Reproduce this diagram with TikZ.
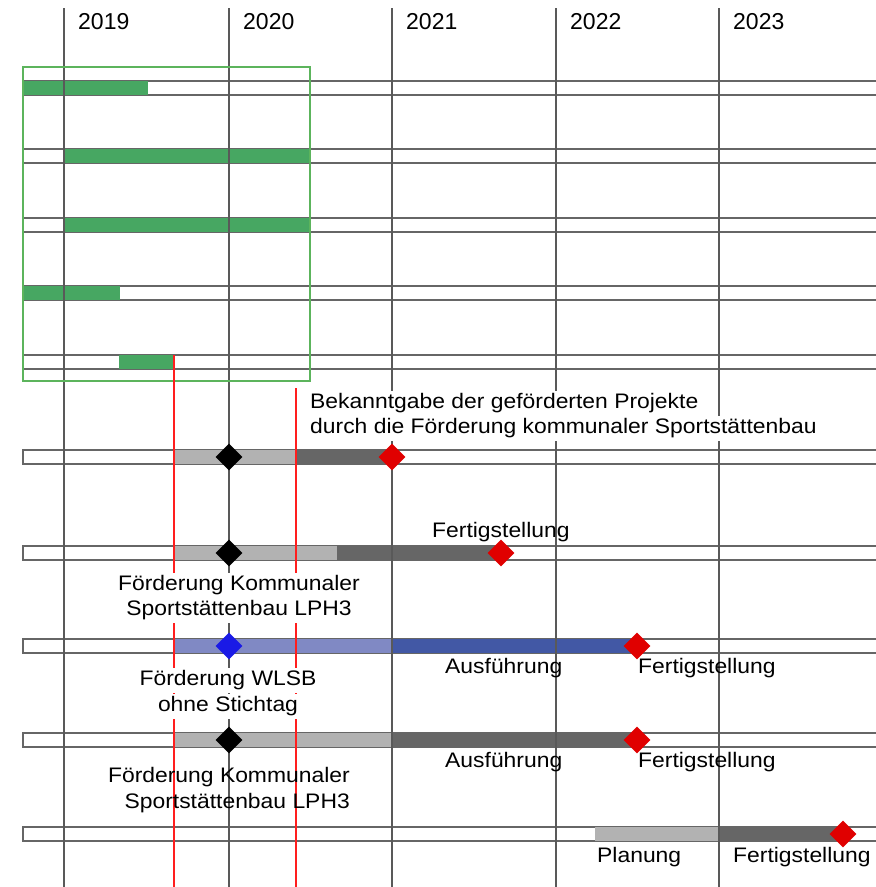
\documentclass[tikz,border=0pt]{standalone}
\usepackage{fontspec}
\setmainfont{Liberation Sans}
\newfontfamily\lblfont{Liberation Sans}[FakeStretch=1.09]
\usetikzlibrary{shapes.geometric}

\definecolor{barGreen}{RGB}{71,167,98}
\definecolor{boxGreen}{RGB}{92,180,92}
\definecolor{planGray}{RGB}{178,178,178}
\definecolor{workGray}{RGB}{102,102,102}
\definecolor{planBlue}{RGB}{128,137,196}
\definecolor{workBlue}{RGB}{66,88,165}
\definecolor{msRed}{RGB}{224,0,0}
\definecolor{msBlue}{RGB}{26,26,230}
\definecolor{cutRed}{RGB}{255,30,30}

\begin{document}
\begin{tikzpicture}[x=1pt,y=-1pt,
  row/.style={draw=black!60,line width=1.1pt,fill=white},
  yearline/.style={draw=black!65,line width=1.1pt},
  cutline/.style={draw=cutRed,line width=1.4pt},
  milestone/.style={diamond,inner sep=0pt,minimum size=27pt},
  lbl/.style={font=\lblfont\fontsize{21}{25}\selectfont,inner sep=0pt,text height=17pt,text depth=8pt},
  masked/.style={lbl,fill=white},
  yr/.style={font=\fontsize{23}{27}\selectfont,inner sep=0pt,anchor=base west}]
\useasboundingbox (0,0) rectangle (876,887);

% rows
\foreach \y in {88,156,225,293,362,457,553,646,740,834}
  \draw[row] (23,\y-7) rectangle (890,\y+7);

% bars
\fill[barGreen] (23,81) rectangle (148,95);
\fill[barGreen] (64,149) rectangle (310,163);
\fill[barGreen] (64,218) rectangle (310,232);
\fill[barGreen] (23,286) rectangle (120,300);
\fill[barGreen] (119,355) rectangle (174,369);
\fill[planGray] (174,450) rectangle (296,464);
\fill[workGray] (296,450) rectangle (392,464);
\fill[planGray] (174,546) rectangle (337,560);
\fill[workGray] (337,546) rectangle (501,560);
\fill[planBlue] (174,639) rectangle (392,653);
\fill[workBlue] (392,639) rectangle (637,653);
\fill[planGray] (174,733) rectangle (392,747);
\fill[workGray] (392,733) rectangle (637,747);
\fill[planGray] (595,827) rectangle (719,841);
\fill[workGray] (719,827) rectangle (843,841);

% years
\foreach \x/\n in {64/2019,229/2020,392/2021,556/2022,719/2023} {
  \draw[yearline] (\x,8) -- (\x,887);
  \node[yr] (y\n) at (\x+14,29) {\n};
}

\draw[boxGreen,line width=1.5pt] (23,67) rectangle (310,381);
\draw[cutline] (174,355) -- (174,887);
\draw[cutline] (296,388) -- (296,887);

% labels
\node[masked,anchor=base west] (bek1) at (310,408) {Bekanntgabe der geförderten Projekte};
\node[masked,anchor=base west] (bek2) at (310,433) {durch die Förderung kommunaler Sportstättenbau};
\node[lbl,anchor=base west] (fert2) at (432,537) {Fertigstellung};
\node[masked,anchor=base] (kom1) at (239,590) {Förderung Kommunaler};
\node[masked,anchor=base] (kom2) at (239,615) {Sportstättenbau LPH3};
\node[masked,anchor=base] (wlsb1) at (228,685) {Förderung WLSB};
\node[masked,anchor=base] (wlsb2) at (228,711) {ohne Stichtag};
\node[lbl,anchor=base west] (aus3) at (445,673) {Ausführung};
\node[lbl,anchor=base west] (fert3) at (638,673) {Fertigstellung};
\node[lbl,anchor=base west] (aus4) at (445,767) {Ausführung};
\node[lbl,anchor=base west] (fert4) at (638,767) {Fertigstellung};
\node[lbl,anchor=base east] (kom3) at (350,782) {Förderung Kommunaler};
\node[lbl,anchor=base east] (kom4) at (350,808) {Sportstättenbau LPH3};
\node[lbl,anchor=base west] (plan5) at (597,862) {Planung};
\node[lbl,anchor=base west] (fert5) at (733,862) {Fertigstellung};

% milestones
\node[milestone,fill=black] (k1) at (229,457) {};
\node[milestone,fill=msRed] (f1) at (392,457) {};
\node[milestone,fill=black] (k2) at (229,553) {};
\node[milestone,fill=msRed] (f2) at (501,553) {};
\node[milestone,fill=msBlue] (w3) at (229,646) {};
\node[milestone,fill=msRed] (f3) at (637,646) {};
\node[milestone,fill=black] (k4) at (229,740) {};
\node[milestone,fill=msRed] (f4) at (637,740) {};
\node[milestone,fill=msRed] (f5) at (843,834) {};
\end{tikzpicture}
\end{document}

----------

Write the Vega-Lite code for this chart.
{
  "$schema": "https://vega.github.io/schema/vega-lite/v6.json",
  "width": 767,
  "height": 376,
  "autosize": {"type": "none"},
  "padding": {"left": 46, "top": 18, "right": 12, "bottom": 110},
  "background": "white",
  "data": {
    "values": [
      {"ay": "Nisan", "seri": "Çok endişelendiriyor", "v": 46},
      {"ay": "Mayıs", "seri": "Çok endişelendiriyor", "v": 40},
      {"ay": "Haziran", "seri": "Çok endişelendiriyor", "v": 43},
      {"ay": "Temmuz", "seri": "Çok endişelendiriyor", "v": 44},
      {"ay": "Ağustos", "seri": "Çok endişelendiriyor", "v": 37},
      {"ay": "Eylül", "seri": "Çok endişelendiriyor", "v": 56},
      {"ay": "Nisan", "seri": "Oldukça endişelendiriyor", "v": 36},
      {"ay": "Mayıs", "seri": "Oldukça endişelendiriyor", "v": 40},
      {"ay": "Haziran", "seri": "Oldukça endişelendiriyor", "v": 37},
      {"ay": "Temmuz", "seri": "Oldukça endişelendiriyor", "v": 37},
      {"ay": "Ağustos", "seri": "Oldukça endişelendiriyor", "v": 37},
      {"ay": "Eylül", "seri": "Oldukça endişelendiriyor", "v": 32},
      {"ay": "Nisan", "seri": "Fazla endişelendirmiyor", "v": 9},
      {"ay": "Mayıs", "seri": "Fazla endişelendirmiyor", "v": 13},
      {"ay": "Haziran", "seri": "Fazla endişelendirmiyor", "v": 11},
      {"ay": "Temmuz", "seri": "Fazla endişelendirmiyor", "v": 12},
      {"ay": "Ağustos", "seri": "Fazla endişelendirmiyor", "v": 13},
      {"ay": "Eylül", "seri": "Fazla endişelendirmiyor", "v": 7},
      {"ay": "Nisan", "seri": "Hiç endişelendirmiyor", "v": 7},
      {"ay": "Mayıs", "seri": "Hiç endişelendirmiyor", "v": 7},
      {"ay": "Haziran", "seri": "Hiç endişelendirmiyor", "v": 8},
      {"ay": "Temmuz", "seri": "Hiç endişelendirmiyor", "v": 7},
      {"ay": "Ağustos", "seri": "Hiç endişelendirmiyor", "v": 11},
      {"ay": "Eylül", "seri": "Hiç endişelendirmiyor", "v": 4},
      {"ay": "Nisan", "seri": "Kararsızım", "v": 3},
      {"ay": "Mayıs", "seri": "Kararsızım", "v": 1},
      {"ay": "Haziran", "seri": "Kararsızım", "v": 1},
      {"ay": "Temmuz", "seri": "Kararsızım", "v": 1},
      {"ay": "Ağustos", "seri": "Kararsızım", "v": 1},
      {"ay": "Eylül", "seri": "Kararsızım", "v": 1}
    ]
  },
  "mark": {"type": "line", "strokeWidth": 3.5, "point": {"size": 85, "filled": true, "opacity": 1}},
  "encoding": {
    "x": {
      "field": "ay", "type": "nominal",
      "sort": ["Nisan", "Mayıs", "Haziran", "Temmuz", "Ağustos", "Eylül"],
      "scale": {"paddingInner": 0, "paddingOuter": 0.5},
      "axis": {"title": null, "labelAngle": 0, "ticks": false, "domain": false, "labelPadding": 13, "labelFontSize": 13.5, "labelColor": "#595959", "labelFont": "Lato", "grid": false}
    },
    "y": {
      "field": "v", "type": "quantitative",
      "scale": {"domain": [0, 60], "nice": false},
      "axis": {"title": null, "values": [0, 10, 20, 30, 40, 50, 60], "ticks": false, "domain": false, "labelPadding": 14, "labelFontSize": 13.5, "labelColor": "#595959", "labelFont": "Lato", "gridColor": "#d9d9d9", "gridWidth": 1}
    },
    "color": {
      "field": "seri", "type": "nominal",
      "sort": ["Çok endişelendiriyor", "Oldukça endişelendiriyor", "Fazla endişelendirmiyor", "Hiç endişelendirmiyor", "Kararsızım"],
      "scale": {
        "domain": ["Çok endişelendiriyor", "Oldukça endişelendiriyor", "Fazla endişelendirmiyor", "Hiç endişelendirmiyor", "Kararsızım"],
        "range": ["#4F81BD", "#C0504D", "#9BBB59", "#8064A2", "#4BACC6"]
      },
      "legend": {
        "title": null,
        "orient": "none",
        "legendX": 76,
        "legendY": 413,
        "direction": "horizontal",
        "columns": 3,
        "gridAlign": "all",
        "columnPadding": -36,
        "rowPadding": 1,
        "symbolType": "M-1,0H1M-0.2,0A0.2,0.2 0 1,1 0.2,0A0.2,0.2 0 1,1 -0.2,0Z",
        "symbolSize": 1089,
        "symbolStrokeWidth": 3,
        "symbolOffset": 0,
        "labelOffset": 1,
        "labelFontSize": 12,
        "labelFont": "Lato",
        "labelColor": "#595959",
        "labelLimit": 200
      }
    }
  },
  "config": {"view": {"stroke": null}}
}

----------

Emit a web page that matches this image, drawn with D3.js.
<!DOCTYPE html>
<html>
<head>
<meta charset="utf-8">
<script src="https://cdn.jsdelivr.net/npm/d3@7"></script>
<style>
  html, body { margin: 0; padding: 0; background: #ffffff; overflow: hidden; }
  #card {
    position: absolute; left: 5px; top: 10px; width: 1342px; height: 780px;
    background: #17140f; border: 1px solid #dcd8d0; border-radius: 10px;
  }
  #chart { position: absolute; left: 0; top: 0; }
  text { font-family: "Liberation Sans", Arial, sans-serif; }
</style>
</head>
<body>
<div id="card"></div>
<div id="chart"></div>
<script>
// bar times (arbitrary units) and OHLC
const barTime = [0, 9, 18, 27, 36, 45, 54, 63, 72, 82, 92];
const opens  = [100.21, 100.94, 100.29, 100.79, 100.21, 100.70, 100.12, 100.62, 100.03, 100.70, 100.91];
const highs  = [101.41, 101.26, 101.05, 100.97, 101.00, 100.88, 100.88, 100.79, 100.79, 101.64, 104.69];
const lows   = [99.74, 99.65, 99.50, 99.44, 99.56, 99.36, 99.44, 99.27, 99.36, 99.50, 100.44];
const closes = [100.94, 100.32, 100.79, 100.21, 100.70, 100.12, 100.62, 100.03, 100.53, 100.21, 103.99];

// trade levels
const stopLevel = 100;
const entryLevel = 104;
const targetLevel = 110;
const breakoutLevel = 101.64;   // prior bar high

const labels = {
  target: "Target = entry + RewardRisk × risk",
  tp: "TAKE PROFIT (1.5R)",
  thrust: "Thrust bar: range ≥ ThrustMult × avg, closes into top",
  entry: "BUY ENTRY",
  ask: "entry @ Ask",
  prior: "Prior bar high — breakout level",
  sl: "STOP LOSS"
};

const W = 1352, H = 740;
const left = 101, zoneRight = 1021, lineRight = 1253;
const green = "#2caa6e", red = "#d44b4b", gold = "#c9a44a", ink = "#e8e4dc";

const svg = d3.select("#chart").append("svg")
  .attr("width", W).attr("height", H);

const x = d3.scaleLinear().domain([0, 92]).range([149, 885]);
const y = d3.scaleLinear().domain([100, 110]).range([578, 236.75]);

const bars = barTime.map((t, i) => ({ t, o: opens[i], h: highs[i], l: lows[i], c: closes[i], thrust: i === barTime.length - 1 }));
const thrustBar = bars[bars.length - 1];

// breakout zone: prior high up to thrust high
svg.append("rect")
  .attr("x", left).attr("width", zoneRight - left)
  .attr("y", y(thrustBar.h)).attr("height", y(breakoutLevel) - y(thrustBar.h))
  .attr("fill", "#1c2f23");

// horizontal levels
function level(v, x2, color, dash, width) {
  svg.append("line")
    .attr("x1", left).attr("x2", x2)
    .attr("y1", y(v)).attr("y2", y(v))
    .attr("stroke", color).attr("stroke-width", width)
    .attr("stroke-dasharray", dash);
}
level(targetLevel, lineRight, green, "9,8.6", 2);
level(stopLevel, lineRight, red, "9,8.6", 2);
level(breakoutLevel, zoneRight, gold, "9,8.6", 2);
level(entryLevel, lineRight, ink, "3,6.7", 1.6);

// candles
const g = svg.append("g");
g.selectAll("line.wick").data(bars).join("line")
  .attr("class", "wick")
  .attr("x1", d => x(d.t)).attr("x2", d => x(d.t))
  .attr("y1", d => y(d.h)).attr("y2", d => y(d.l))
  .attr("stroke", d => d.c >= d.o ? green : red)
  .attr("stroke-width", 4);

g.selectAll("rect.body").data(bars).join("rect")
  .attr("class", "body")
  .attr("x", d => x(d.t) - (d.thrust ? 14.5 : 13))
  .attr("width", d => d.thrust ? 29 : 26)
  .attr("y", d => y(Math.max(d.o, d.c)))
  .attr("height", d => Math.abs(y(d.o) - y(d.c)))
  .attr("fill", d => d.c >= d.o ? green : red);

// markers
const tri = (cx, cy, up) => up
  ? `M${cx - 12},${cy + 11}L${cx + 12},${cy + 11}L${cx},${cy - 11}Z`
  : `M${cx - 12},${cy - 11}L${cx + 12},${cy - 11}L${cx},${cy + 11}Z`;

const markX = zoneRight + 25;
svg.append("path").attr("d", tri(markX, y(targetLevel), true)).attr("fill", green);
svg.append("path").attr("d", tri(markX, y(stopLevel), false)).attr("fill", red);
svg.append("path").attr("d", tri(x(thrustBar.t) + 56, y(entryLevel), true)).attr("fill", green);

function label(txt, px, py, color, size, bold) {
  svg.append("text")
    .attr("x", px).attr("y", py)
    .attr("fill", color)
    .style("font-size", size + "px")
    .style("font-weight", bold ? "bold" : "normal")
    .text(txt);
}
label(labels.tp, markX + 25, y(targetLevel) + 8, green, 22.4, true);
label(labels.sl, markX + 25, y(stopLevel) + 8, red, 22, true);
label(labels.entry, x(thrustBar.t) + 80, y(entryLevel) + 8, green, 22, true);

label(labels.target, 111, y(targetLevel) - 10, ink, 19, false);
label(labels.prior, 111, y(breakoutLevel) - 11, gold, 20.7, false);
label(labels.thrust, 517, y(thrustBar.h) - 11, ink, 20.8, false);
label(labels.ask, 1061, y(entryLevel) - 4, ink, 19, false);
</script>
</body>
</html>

----------

» Goal of the exercise
Show every line above in which the word "chart" occurs.

» Expected output
Write the Vega-Lite code for this chart.
  #chart { position: absolute; left: 0; top: 0; }
<div id="chart"></div>
const svg = d3.select("#chart").append("svg")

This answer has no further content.